Portland Community College’s state funding has decreased 20 percent the past five years as enrollment has grown by 44 percent. As a result, there are 8,000 full-time equivalent students for whom the college receives no state funding. If the funding level is approved for $428 million in 2013-15, PCC will still have a deficit of $20 million for the biennium, or about $10 million each year. This could mean a $5-$6 per credit tuition increase, program eliminations and reduced access, and reductions in staffing and services.
The Oregon Community College Association and PCC will advocate for a community college support fund level of $510 million to avoid the additional tuition increases and increase student access and success while advancing the state’s 40-40-20 goals.
“The Governor’s recommended state budget is a positive step forward and we are appreciative of his efforts to better fund community colleges,” said PCC President Preston Pulliams. “The past five years, the college and our students have stretched and stretched, with fewer and fewer state resources to address the extraordinary demand for a PCC education and student support.

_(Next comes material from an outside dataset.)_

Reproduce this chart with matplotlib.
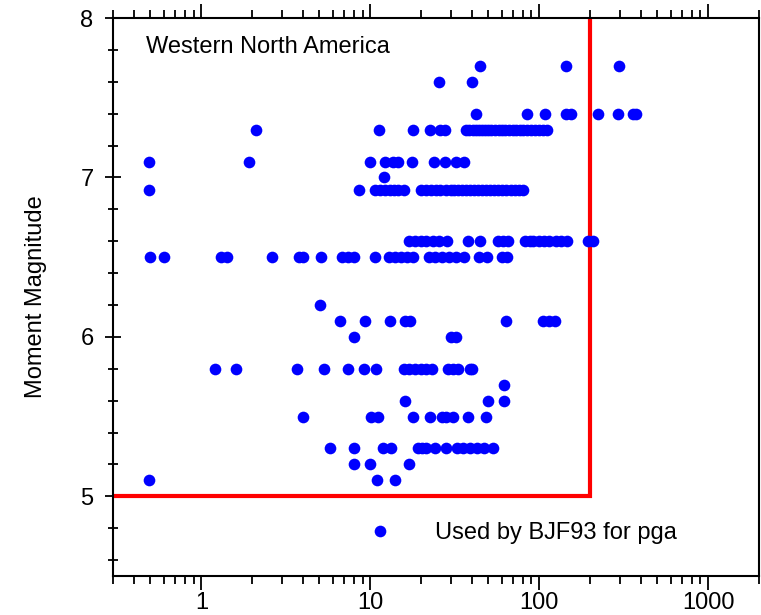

In order to increase student access and success, and to maintain services, we must have additional resources from the state.
“PCC is on the front lines of providing Oregonians with the education and training needed to move us out of the recession,” he added. “As the largest post-secondary institution in the state of Oregon, PCC’s efforts are critical to fulfilling the state’s vision.”
The state’s 40-40-20 goal envisions 40 percent of the state’s adults with four-year college degrees, 40 percent with two-year degrees, and the remaining 20 percent with high school diplomas by 2025. To do its part, Pulliams added, PCC must increase the number of its students that earn associate’s degrees and also the number that transfer from PCC to universities. That requires keeping tuition rates affordable and maintaining investments and initiatives that improve student outcomes and ensure a quality education, he said.